📅 2025-02-20 — Session: Enhanced FAISS Retrieval and Experimental Design Insights
🕒 14:50–15:30
🏷️ Labels: FAISS, Vectorstore, Experimental Design, Retrieval, Deep Learning
📂 Project: Dev
Session Goal
The session aimed to analyze and improve the effectiveness of vectorstore retrievers, particularly focusing on FAISS, and to explore key concepts in experimental design.
Key Activities
- Analysis of Vectorstore Retriever Matching: Evaluated how FAISS and embeddings match passages to queries about deep learning models, such as BERT and Wav2Vec 2.0, based on semantic overlaps.
- Mismatch Analysis: Investigated a mismatch between a deep learning query and a statistical inference passage, noting vocabulary overlap and similarity scoring issues.
- Experimental Design Principles: Introduced fundamental concepts in experimental design, including ANOVA and types of experimental designs.
- FAISS Optimization: Provided recommendations for improving FAISS retrieval quality, including index type selection and query refinements.

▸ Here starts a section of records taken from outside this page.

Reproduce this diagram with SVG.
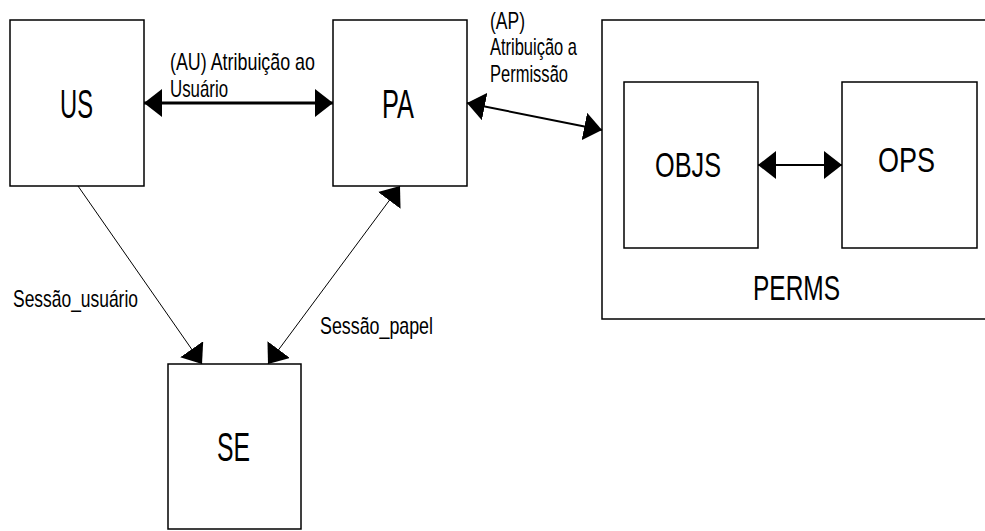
<svg xmlns="http://www.w3.org/2000/svg" width="985" height="531" viewBox="0 0 985 531">
  <style>
    .box { fill: #ffffff; stroke: #000000; stroke-width: 1.5; }
    .big { font-family: "Liberation Sans", Arial, sans-serif; font-size: 41px; fill: #000000; }
    .mid { font-family: "Liberation Sans", Arial, sans-serif; font-size: 35px; fill: #000000; }
    .lbl { font-family: "Liberation Sans", Arial, sans-serif; font-size: 24px; fill: #000000; }
    .edge { fill: none; stroke: #000000; }
  </style>
  <defs>
    <marker id="head" viewBox="0 0 18 28" refX="18" refY="14" markerWidth="18" markerHeight="28" markerUnits="userSpaceOnUse" orient="auto-start-reverse">
      <path d="M0,0 L18,14 L0,28 Z" fill="#000000"/>
    </marker>
  </defs>
  <rect width="985" height="531" fill="#ffffff"/>

  <g id="perms">
    <rect class="box" x="602" y="20" width="420" height="299"/>
    <text class="mid" x="796.5" y="300" text-anchor="middle" textLength="87" lengthAdjust="spacingAndGlyphs">PERMS</text>
  </g>
  <g id="us">
    <rect class="box" x="10" y="20" width="134" height="166"/>
    <text class="big" x="76.5" y="118" text-anchor="middle" textLength="33" lengthAdjust="spacingAndGlyphs">US</text>
  </g>
  <g id="pa">
    <rect class="box" x="333" y="20" width="134" height="166"/>
    <text class="big" x="398" y="118" text-anchor="middle" textLength="32" lengthAdjust="spacingAndGlyphs">PA</text>
  </g>
  <g id="se">
    <rect class="box" x="168" y="364" width="133" height="165"/>
    <text class="big" x="233.5" y="461" text-anchor="middle" textLength="33" lengthAdjust="spacingAndGlyphs">SE</text>
  </g>
  <g id="objs">
    <rect class="box" x="624" y="82" width="134" height="166"/>
    <text class="mid" x="688" y="177" text-anchor="middle" textLength="66" lengthAdjust="spacingAndGlyphs">OBJS</text>
  </g>
  <g id="ops">
    <rect class="box" x="842" y="82" width="135" height="166"/>
    <text class="mid" x="906.5" y="172" text-anchor="middle" textLength="57" lengthAdjust="spacingAndGlyphs">OPS</text>
  </g>

  <g id="connectors">
    <g id="au">
      <line class="edge" x1="144" y1="103" x2="333" y2="103" stroke-width="3" marker-start="url(#head)" marker-end="url(#head)"/>
      <text class="lbl" x="170" y="70" textLength="145" lengthAdjust="spacingAndGlyphs">(AU) Atribuição ao</text>
      <text class="lbl" x="170" y="97" textLength="58" lengthAdjust="spacingAndGlyphs">Usuário</text>
    </g>
    <g id="ap">
      <line class="edge" x1="467" y1="103" x2="602" y2="130" stroke-width="2" marker-start="url(#head)" marker-end="url(#head)"/>
      <text class="lbl" x="490" y="29" textLength="35" lengthAdjust="spacingAndGlyphs">(AP)</text>
      <text class="lbl" x="490" y="55" textLength="87" lengthAdjust="spacingAndGlyphs">Atribuição a</text>
      <text class="lbl" x="490" y="82" textLength="78" lengthAdjust="spacingAndGlyphs">Permissão</text>
    </g>
    <g id="objs-ops">
      <line class="edge" x1="758" y1="165" x2="842" y2="165" stroke-width="1.8" marker-start="url(#head)" marker-end="url(#head)"/>
    </g>
    <g id="sessao-usuario">
      <line class="edge" x1="78" y1="186" x2="202" y2="364" stroke-width="1" marker-end="url(#head)"/>
      <text class="lbl" x="13" y="307" textLength="125" lengthAdjust="spacingAndGlyphs">Sessão_usuário</text>
    </g>
    <g id="sessao-papel">
      <line class="edge" x1="268" y1="364" x2="400" y2="186" stroke-width="1" marker-start="url(#head)" marker-end="url(#head)"/>
      <text class="lbl" x="320" y="334" textLength="113" lengthAdjust="spacingAndGlyphs">Sessão_papel</text>
    </g>
  </g>
</svg>
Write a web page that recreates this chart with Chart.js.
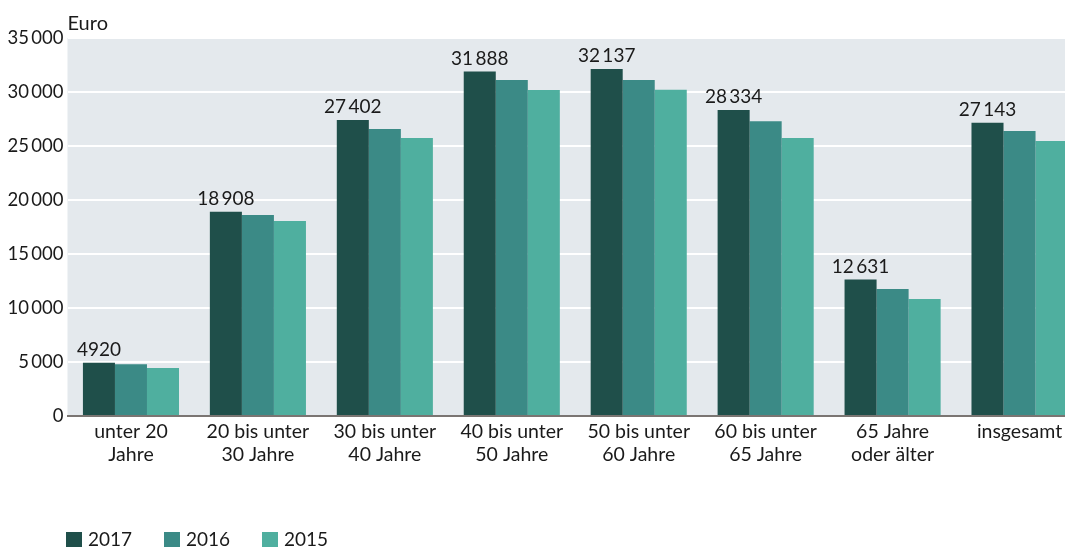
<!DOCTYPE html>
<html>
<head>
<meta charset="utf-8">
<script src="https://cdn.jsdelivr.net/npm/chart.js@4/dist/chart.umd.min.js"></script>
<style>
html,body{margin:0;padding:0;background:#fff;}
#wrap{width:1065px;height:547px;overflow:hidden;position:relative;}
canvas{display:block;}
</style>
</head>
<body>
<div id="wrap"><canvas id="c" width="1083" height="547"></canvas></div>
<script>
const categories = [
  ["unter 20", "Jahre"],
  ["20 bis unter", "30 Jahre"],
  ["30 bis unter", "40 Jahre"],
  ["40 bis unter", "50 Jahre"],
  ["50 bis unter", "60 Jahre"],
  ["60 bis unter", "65 Jahre"],
  ["65 Jahre", "oder älter"],
  ["insgesamt"]
];
const seriesNames = ["2017", "2016", "2015"];
const values2017 = [4920, 18908, 27402, 31888, 32137, 28334, 12631, 27143];
const values2016 = [4800, 18600, 26570, 31100, 31100, 27300, 11760, 26390];
const values2015 = [4440, 18050, 25740, 30190, 30200, 25740, 10830, 25460];
const colors = ["#1f4f4a", "#3b8a86", "#4faf9f"];
const yTicks = [0, 5000, 10000, 15000, 20000, 25000, 30000, 35000];
const unitLabel = "Euro";

const FONT = "Lato, 'Source Sans Pro', sans-serif";
const TXT = "#1a1a1a";
const THIN = "\u2009";

function fmtTick(v){
  const s = String(v);
  if (s.length <= 3) return s;
  return s.slice(0, s.length-3) + THIN + s.slice(s.length-3);
}
function fmtLabel(v){
  const s = String(v);
  if (s.length <= 4) return s;
  return s.slice(0, s.length-3) + THIN + s.slice(s.length-3);
}

const bgPlugin = {
  id: 'bg',
  beforeDraw(chart){
    const {ctx, chartArea:a} = chart;
    ctx.save();
    ctx.fillStyle = "#e4e9ed";
    ctx.fillRect(a.left, a.top, a.right-a.left, a.bottom-a.top);
    ctx.restore();
  }
};

const labelPlugin = {
  id: 'labels',
  afterDatasetsDraw(chart){
    const ctx = chart.ctx;
    const meta = chart.getDatasetMeta(0);
    ctx.save();
    ctx.font = "19px " + FONT;
    ctx.fillStyle = TXT;
    ctx.textAlign = "center";
    ctx.textBaseline = "alphabetic";
    meta.data.forEach((bar, i) => {
      ctx.fillText(fmtLabel(values2017[i]), bar.x, bar.y - 7);
    });
    // unit label
    ctx.font = "20px " + FONT;
    ctx.textAlign = "left";
    ctx.fillText(unitLabel, chart.chartArea.left, chart.chartArea.top - 8);
    // legend
    ctx.font = "19px " + FONT;
    const startX = 66, step = 98, boxY = 532;
    seriesNames.forEach((n, i) => {
      const x = startX + i*step;
      ctx.fillStyle = colors[i];
      ctx.fillRect(x, boxY, 16, 16);
      ctx.fillStyle = TXT;
      ctx.textAlign = "left";
      ctx.fillText(n, x + 22, 546);
    });
    ctx.restore();
  }
};

const chart = new Chart(document.getElementById('c'), {
  type: 'bar',
  data: {
    labels: categories,
    datasets: [
      {label: seriesNames[0], data: values2017, backgroundColor: colors[0]},
      {label: seriesNames[1], data: values2016, backgroundColor: colors[1]},
      {label: seriesNames[2], data: values2015, backgroundColor: colors[2]}
    ]
  },
  options: {
    responsive: false,
    animation: false,
    layout: {padding: {top: 38, right: 0, left: 0, bottom: 0}},
    datasets: {bar: {categoryPercentage: 0.757, barPercentage: 1.0, borderWidth: 0}},
    plugins: {legend: {display: false}, tooltip: {enabled: false}},
    scales: {
      x: {
        grid: {display: false, drawTicks: false},
        border: {display: true, color: "#7a7572", width: 2, z: 1},
        ticks: {font: {size: 19.5, family: FONT, lineHeight: 1.2}, color: TXT, padding: 4, maxRotation: 0, autoSkip: false},
        afterFit(s){ s.height = 131; }
      },
      y: {
        min: 0, max: 35000,
        afterBuildTicks(s){ s.ticks = yTicks.map(v => ({value: v})); },
        grid: {color: (c) => c.tick && c.tick.value === 0 ? 'rgba(0,0,0,0)' : '#ffffff', lineWidth: 2, drawTicks: false},
        border: {display: false},
        ticks: {font: {size: 18.5, family: FONT}, color: TXT, padding: 4, callback: (v) => fmtTick(v)},
        afterFit(s){ s.width = 67.5; }
      }
    }
  },
  plugins: [bgPlugin, labelPlugin]
});
</script>
</body>
</html>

- Addressing Length Mismatches: Discussed challenges with length differences in FAISS retrieval and proposed mitigation strategies.
- Best Practices for Search Engines: Outlined best practices for quote finders and paragraph search engines, emphasizing precision and advanced techniques.
Achievements
- Clarified the role of semantic and contextual overlaps in vectorstore retrieval.
- Identified specific improvements for FAISS retrieval setup and strategies for handling length mismatches.
- Provided a comprehensive overview of experimental design principles applicable to statistical analysis.
Pending Tasks
- Implement the recommended FAISS improvements and evaluate their impact on retrieval accuracy.